In his lawsuit, Gad claimed he worked as a temporary employee at IEC for over 10 years. Instead of being granted tenure at the end of the period, he was fired following a fictitious hearing process despite his boss being satisfied with his performance.

Gad claimed the union did nothing to stop his dismissal, because he did not have personal connections with permanent IEC employees. He said that for years he observed how his colleagues with family ties within the company had been granted tenure despite having less seniority than him.

"The way that tenure was awarded, on the basis of family connections, smacks of unlawful discrimination," he wrote in the lawsuit. "Not only does the Israel Electric Corporation regularly hire family members of current employees, but it demonstrates a preference for awarding tenure to those relatives rather than to more senior employees without connections."

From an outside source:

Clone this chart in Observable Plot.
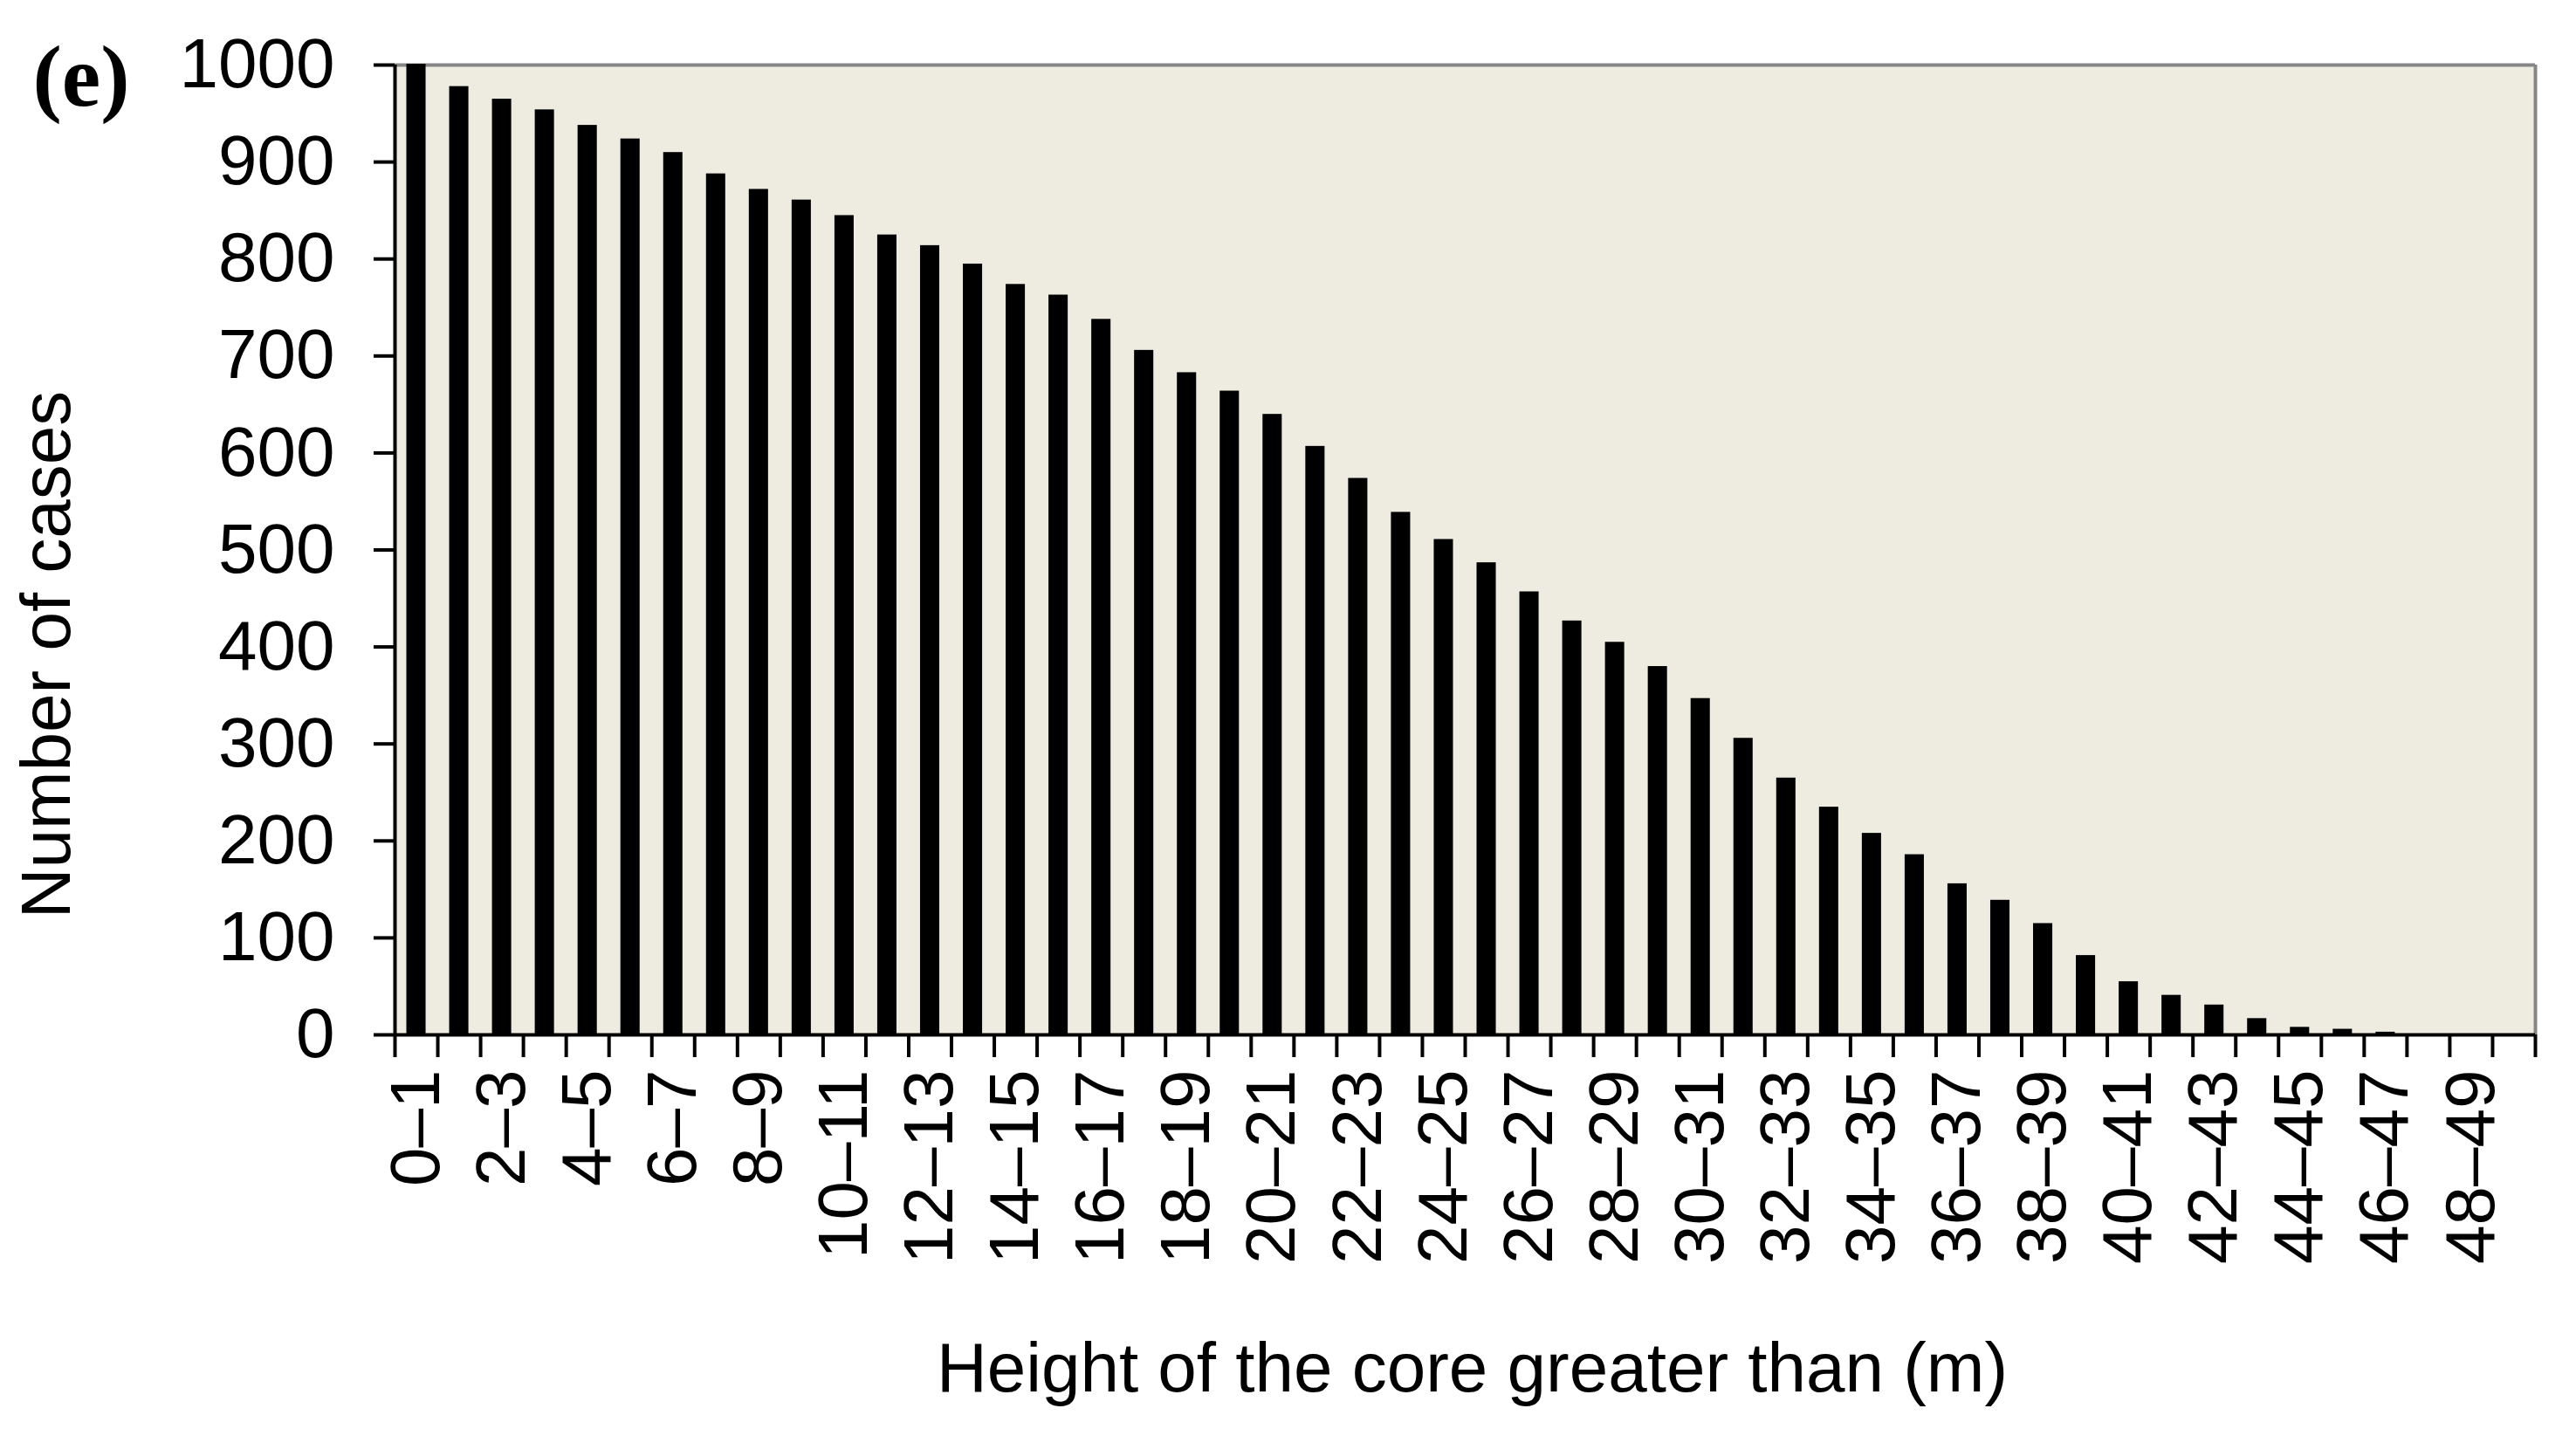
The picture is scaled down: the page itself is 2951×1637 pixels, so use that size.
<!DOCTYPE html>
<html>
<head>
<meta charset="utf-8">
<script src="https://cdn.jsdelivr.net/npm/d3@7"></script>
<script src="https://cdn.jsdelivr.net/npm/@observablehq/plot@0.6"></script>
<style>
  html, body { margin: 0; padding: 0; background: #ffffff; }
  #chart svg { display: block; }
</style>
</head>
<body>
<div id="chart"></div>
<script>
// Height-of-core classes (m)
const categories = [
  "0–1","1–2","2–3","3–4","4–5","5–6","6–7","7–8","8–9","9–10",
  "10–11","11–12","12–13","13–14","14–15","15–16","16–17","17–18","18–19","19–20",
  "20–21","21–22","22–23","23–24","24–25","25–26","26–27","27–28","28–29","29–30",
  "30–31","31–32","32–33","33–34","34–35","35–36","36–37","37–38","38–39","39–40",
  "40–41","41–42","42–43","43–44","44–45","45–46","46–47","47–48","48–49","49–50"
];
// Number of cases
const cases = [
  999, 976, 963, 952, 936, 922, 908, 886, 870, 859,
  843, 823, 812, 793, 772, 761, 736, 704, 681, 662,
  638, 605, 572, 537, 509, 485, 455, 425, 403, 378,
  345, 304, 263, 233, 206, 184, 154, 137, 113, 80,
  53, 39, 29, 15, 6, 4, 1, 0, 0, 0
];
const yTicks = [0, 100, 200, 300, 400, 500, 600, 700, 800, 900, 1000];
const xTickLabels = [
  "0–1","2–3","4–5","6–7","8–9","10–11","12–13","14–15","16–17","18–19",
  "20–21","22–23","24–25","26–27","28–29","30–31","32–33","34–35","36–37","38–39",
  "40–41","42–43","44–45","46–47","48–49"
];
const yLabel = "Number of cases";
const xLabel = "Height of the core greater than (m)";
const panelTag = "(e)";

const data = categories.map((c, i) => ({label: c, lo: i, hi: i + 1, n: cases[i]}));
const boundaries = d3.range(categories.length + 1);
const labelPositions = xTickLabels.map(l => categories.indexOf(l) + 0.5);

const chart = Plot.plot({
  width: 2951,
  height: 1637,
  marginLeft: 452,
  marginRight: 47,
  marginTop: 74,
  marginBottom: 452,
  style: {fontFamily: "'Liberation Sans', Arial, sans-serif", fontSize: "80px", background: "#ffffff", color: "#000"},
  x: {type: "linear", domain: [0, categories.length]},
  y: {domain: [0, 1000]},
  marks: [
    Plot.frame({fill: "#EEECE1", stroke: null}),
    Plot.ruleY([1000], {stroke: "#868686", strokeWidth: 4}),
    Plot.ruleX([categories.length], {stroke: "#868686", strokeWidth: 4}),
    Plot.ruleX([0], {stroke: "#000", strokeWidth: 4}),
    Plot.ruleY([0], {stroke: "#000", strokeWidth: 4}),
    Plot.rect(data, {
      filter: d => d.n > 0,
      x1: "lo", x2: "hi", y1: 0, y2: "n",
      fill: "#000", stroke: "#000", strokeWidth: 4,
      insetLeft: 15.5, insetRight: 15.5
    }),
    Plot.axisY({ticks: yTicks, tickFormat: d => String(d), tickSize: 24, tickPadding: 45, strokeWidth: 4, fontSize: 80, label: null}),
    Plot.axisX({ticks: boundaries, tickSize: 26, tickFormat: () => "", strokeWidth: 4, label: null}),
    Plot.axisX({
      ticks: labelPositions,
      tickFormat: d => categories[Math.floor(d)],
      tickSize: 0, tickPadding: 40, tickRotate: -90, fontSize: 80, label: null
    }),
    Plot.text([yLabel], {
      text: d => d, frameAnchor: "left", textAnchor: "middle", lineAnchor: "middle",
      rotate: -90, dx: -398, dy: 120, fontSize: 80
    }),
    Plot.text([xLabel], {
      text: d => d, frameAnchor: "bottom", textAnchor: "middle", lineAnchor: "middle",
      dx: 8, dy: 383, fontSize: 80
    }),
    Plot.text([panelTag], {
      text: d => d, frameAnchor: "top-left", textAnchor: "start", lineAnchor: "middle",
      dx: -415, dy: 14,
      fontSize: 100, fontWeight: "bold", fontFamily: "'Liberation Serif', 'Times New Roman', serif"
    })
  ]
});
document.getElementById("chart").appendChild(chart);
</script>
</body>
</html>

Attached to Gad's lawsuit was a list of 40 IEC employees at the company's Eilat branch, where he had worked, with family ties with the company.

Gad claimed that he asked to work in the company's production division, which had several available positions and where it was easy to obtain tenure, but was refused.

"What a surprise," the lawsuit said. "At the same time management approved the transfer of an employee from one of the 'major families' at the Electric Company who is the daughter of a permanent employee and the sister of another, to the production division - with a highly desirable position."

Gad also claimed in his lawsuit that when he complained about the nepotism to the human resources manager of the IEC's southern district, Ofer Alaster, the latter told him that he had no control over the company's tenure and firing practices.

Gad is requesting that the court rule his dismissal unfair and order the company to rehire him.